As tRNA molecules move up to the strand of mRNA in the ribosome beads, each bears an amino acid. The sequence of codons on the mRNA therefore determines the order in which the amino acids are brought by the tRNA to the ribosome. In association with the ribosome, the amino acids are then chemically bonded together into a chain, forming a polypeptide. The new chain of polypeptide is released from the ribosome and folds up into a characteristic shape that is determined by the sequence of amino acids. The shape of a polypeptide and its electrical properties, which are also determined by the amino acid sequence, dictate whether it remains single or becomes joined to other polypeptides, as well as what chemical function it subsequently fulfils within the organism.
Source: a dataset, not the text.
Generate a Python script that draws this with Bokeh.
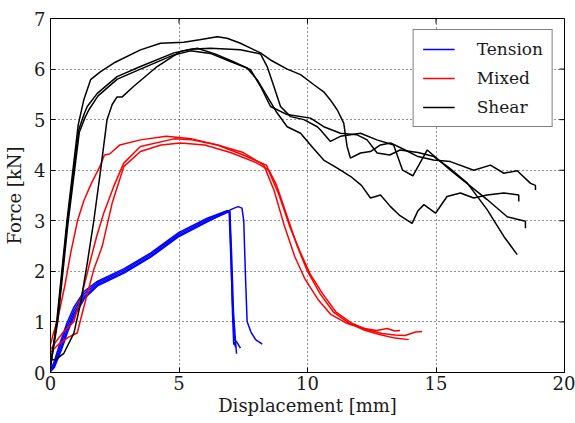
import math
from bokeh.plotting import figure
from bokeh.models import FixedTicker, Range1d, Legend, LegendItem
from bokeh.embed import file_html
from bokeh.resources import INLINE

# ---------------- data ----------------
x_ticks = [0, 5, 10, 15, 20]
y_ticks = [0, 1, 2, 3, 4, 5, 6, 7]
x_lim = (0, 20)
y_lim = (0, 7)

# Tension (blue)
t1_x = [0, 0.12, 0.38, 0.64, 0.9, 1.3, 1.82, 2.85, 3.89, 5.0, 6.1, 6.87, 6.97, 7.02, 7.08, 7.13, 7.15, 7.2]
t1_y = [0.05, 0.18, 0.6, 0.98, 1.28, 1.6, 1.8, 2.05, 2.36, 2.77, 3.05, 3.2, 3.2, 2.4, 1.2, 0.55, 0.6, 0.5]
t2_x = [0, 0.13, 0.39, 0.65, 0.91, 1.3, 1.82, 2.85, 3.89, 5.0, 6.1, 6.9, 6.98, 7.05, 7.12, 7.2, 7.24]
t2_y = [0.05, 0.15, 0.55, 0.92, 1.22, 1.55, 1.77, 2.02, 2.33, 2.74, 3.02, 3.2, 3.18, 2.3, 1.2, 0.6, 0.37]
t3_x = [0, 0.14, 0.4, 0.66, 0.92, 1.31, 1.83, 2.86, 3.9, 5.0, 6.1, 6.85, 6.95, 7.0, 7.08, 7.15, 7.25, 7.39]
t3_y = [0.05, 0.12, 0.48, 0.86, 1.17, 1.5, 1.74, 1.99, 2.3, 2.71, 2.99, 3.16, 3.18, 2.5, 1.4, 0.65, 0.6, 0.48]
t4_x = [0, 0.15, 0.42, 0.68, 0.94, 1.33, 1.85, 2.88, 3.9, 5.0, 6.1, 6.87, 7.1, 7.3, 7.45, 7.52, 7.58, 7.65, 7.8, 7.98, 8.24]
t4_y = [0.02, 0.1, 0.44, 0.82, 1.13, 1.47, 1.72, 1.97, 2.28, 2.69, 2.98, 3.18, 3.24, 3.28, 3.25, 3.0, 2.0, 1.01, 0.8, 0.65, 0.56]

# Mixed (red)
m1_x = [0, 0.1, 0.3, 0.55, 0.8, 1.05, 1.3, 1.6, 1.9, 2.1, 2.3, 2.7, 3.5, 4.5, 5.5, 6.5, 7.5, 8.3, 8.7, 9.1, 9.5, 9.9, 10.4, 10.9, 11.5, 12.1, 12.7, 13.1, 13.4, 13.6]
m1_y = [0.55, 0.75, 1.1, 1.7, 2.4, 3.0, 3.4, 3.75, 4.05, 4.3, 4.32, 4.5, 4.6, 4.67, 4.62, 4.5, 4.35, 4.1, 3.6, 2.9, 2.3, 1.85, 1.45, 1.15, 0.98, 0.88, 0.83, 0.87, 0.82, 0.83]
m2_x = [0, 0.2, 0.5, 0.9, 1.2, 1.56, 1.8, 2.07, 2.46, 2.85, 3.5, 4.8, 5.5, 6.5, 7.5, 8.4, 8.9, 9.3, 9.7, 10.1, 10.6, 11.1, 11.7, 12.3, 12.9, 13.4, 13.8, 14.2, 14.46]
m2_y = [0.45, 0.6, 0.8, 1.0, 1.5, 2.23, 2.7, 3.15, 3.68, 4.14, 4.47, 4.62, 4.6, 4.5, 4.3, 4.1, 3.5, 2.9, 2.4, 1.95, 1.55, 1.2, 0.98, 0.85, 0.77, 0.74, 0.73, 0.8, 0.81]
m3_x = [0, 0.3, 0.7, 1.04, 1.3, 1.68, 2.01, 2.4, 2.85, 3.5, 4.3, 5.06, 6.0, 7.0, 8.0, 8.5, 8.8, 9.2, 9.6, 10.0, 10.5, 11.0, 11.6, 12.2, 12.8, 13.4, 13.94]
m3_y = [0.4, 0.55, 0.7, 0.78, 1.3, 2.03, 2.49, 3.35, 4.07, 4.37, 4.5, 4.54, 4.5, 4.35, 4.15, 4.0, 3.7, 3.1, 2.5, 2.0, 1.55, 1.2, 0.98, 0.84, 0.75, 0.68, 0.65]

# Shear (black)
s1_x = [0, 0.25, 0.64, 1.08, 1.3, 1.56, 1.95, 2.46, 3.5, 4.28, 5.19, 5.8, 6.49, 6.87, 7.39, 8.17, 8.56, 9.21, 9.73, 10.25, 10.63, 10.89, 11.16, 11.41, 11.54, 11.67, 12.06, 12.45, 12.84, 13.23, 13.8, 14.3, 14.9, 15.56, 16.47, 17.12, 17.64, 18.16, 18.68, 18.87, 18.87]
s1_y = [0.1, 1.05, 3.0, 4.9, 5.4, 5.79, 5.95, 6.12, 6.38, 6.51, 6.53, 6.58, 6.64, 6.61, 6.51, 6.32, 6.18, 6.0, 5.89, 5.69, 5.55, 5.39, 5.19, 4.93, 4.47, 4.24, 4.34, 4.37, 4.5, 4.54, 4.4, 4.27, 4.2, 4.17, 4.0, 4.1, 3.94, 3.99, 3.74, 3.7, 3.61]
s2_x = [0, 0.27, 0.66, 1.1, 1.3, 1.43, 1.82, 2.59, 3.5, 4.8, 5.45, 6.22, 7.39, 8.17, 8.43, 8.69, 8.95, 9.34, 9.86, 10.38, 10.5, 10.89, 11.28, 12.06, 12.7, 13.35, 13.7, 14.1, 14.66, 15.56, 16.3, 16.99, 17.77, 18.48, 18.48]
s2_y = [0.15, 1.05, 3.0, 4.8, 5.1, 5.26, 5.52, 5.85, 6.05, 6.32, 6.39, 6.41, 6.38, 6.3, 6.05, 5.66, 5.26, 5.06, 5.0, 4.86, 4.8, 4.57, 4.67, 4.73, 4.6, 4.5, 4.0, 3.89, 4.4, 4.0, 3.7, 3.42, 3.08, 2.99, 2.85]
s3_x = [0, 0.28, 0.68, 1.12, 1.35, 1.5, 1.85, 2.6, 3.5, 4.8, 5.45, 6.22, 7.0, 7.65, 8.04, 8.43, 8.82, 9.21, 9.73, 10.2, 10.63, 11.16, 11.67, 12.1, 12.45, 12.84, 13.23, 13.6, 14.07, 14.3, 14.53, 14.98, 15.43, 15.95, 16.47, 16.99, 17.64, 18.22, 18.22]
s3_y = [0.12, 1.0, 2.95, 4.75, 5.05, 5.2, 5.47, 5.8, 6.0, 6.28, 6.36, 6.31, 6.15, 6.02, 5.79, 5.46, 5.13, 4.86, 4.73, 4.45, 4.2, 4.04, 3.88, 3.7, 3.45, 3.51, 3.28, 3.1, 2.95, 3.2, 3.32, 3.15, 3.48, 3.55, 3.45, 3.51, 3.55, 3.51, 3.38]
s4_x = [0, 0.19, 0.52, 0.91, 1.17, 1.43, 1.69, 1.95, 2.2, 2.4, 2.59, 2.79, 3.24, 4.15, 5.06, 5.71, 6.4, 7.1, 7.78, 8.17, 8.56, 9.21, 10.12, 10.63, 11.28, 11.93, 12.32, 12.71, 13.2, 13.6, 14.3, 14.92, 15.5, 16.21, 16.99, 17.64, 18.16]
s4_y = [0.25, 0.25, 0.38, 0.78, 1.37, 2.16, 3.02, 4.0, 5.0, 5.3, 5.45, 5.45, 5.66, 6.05, 6.35, 6.41, 6.3, 6.15, 5.99, 5.66, 5.26, 5.1, 5.03, 4.86, 4.73, 4.7, 4.6, 4.34, 4.3, 4.4, 4.35, 4.27, 4.05, 3.75, 3.22, 2.69, 2.33]

groups = [
    ("Tension", "#0000ff", [(t1_x, t1_y), (t2_x, t2_y), (t3_x, t3_y), (t4_x, t4_y)]),
    ("Mixed", "#ff0000", [(m1_x, m1_y), (m2_x, m2_y), (m3_x, m3_y)]),
    ("Shear", "#000000", [(s1_x, s1_y), (s2_x, s2_y), (s3_x, s3_y), (s4_x, s4_y)]),
]

FONT = "DejaVu Serif"
FS = "18px"

p = figure(width=575, height=423, output_backend="svg", toolbar_location=None,
           x_range=Range1d(*x_lim), y_range=Range1d(*y_lim),
           min_border_left=50, min_border_right=11, min_border_top=18, min_border_bottom=51,
           x_axis_label="Displacement [mm]", y_axis_label="Force [kN]")
p.outline_line_color = "black"
p.outline_line_width = 1
p.background_fill_color = "white"
p.border_fill_color = "white"

for ax, ticks in ((p.xaxis[0], x_ticks), (p.yaxis[0], y_ticks)):
    ax.ticker = FixedTicker(ticks=ticks)
    ax.major_tick_in = 5
    ax.major_tick_out = 0
    ax.minor_tick_in = 0
    ax.minor_tick_out = 0
    ax.axis_line_color = "black"
    ax.major_tick_line_color = "black"
    ax.major_label_text_font = FONT
    ax.major_label_text_font_size = FS
    ax.major_label_text_color = "#1a1a1a"
    ax.axis_label_text_font = FONT
    ax.axis_label_text_font_size = FS
    ax.axis_label_text_font_style = "normal"
    ax.axis_label_text_color = "#1a1a1a"
p.xaxis.major_label_standoff = 3
p.yaxis.major_label_standoff = 5
p.xaxis.axis_label_standoff = 2
p.yaxis.axis_label_standoff = 6

# inward ticks on the top and right edges of the frame
p.ray(x=x_ticks, y=[y_lim[1]] * len(x_ticks), length=5, length_units="screen",
      angle=-math.pi / 2, line_color="black", line_width=1)
p.ray(x=[x_lim[1]] * len(y_ticks), y=y_ticks, length=5, length_units="screen",
      angle=math.pi, line_color="black", line_width=1)

p.xgrid.ticker = FixedTicker(ticks=x_ticks)
p.ygrid.ticker = FixedTicker(ticks=y_ticks)
for g in (p.xgrid[0], p.ygrid[0]):
    g.grid_line_color = "black"
    g.grid_line_dash = "1 3"
    g.grid_line_width = 1
    g.grid_line_alpha = 0.85

items = []
for label, color, curves in groups:
    rs = []
    for cx, cy in curves:
        r = p.line(cx, cy, line_color=color, line_width=1.5)
        rs.append(r)
    items.append(LegendItem(label=label, renderers=[rs[0]]))

legend = Legend(items=items, location="top_right")
legend.label_text_font = FONT
legend.label_text_font_size = "17px"
legend.label_text_color = "#1a1a1a"
legend.border_line_color = "black"
legend.border_line_width = 1
legend.background_fill_color = "white"
legend.background_fill_alpha = 1
legend.padding = 9
legend.spacing = 9
legend.margin = 11
legend.glyph_width = 32
legend.glyph_height = 20
legend.label_height = 20
legend.label_standoff = 22
p.add_layout(legend, "center")

open("out.html", "w").write(file_html(p, INLINE))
In bacteria, viruses, and blue-green algae, the chromosome lies free in the cytoplasm, and the process of translation may start even before the process of transcription (mRNA formation) is completed. In higher organisms, however, the chromosomes are isolated in the nucleus and the ribosomes are contained only in the cytoplasm. Thus, translation of mRNA into protein can occur only after the mRNA has become detached from the DNA and has moved out of the nucleus.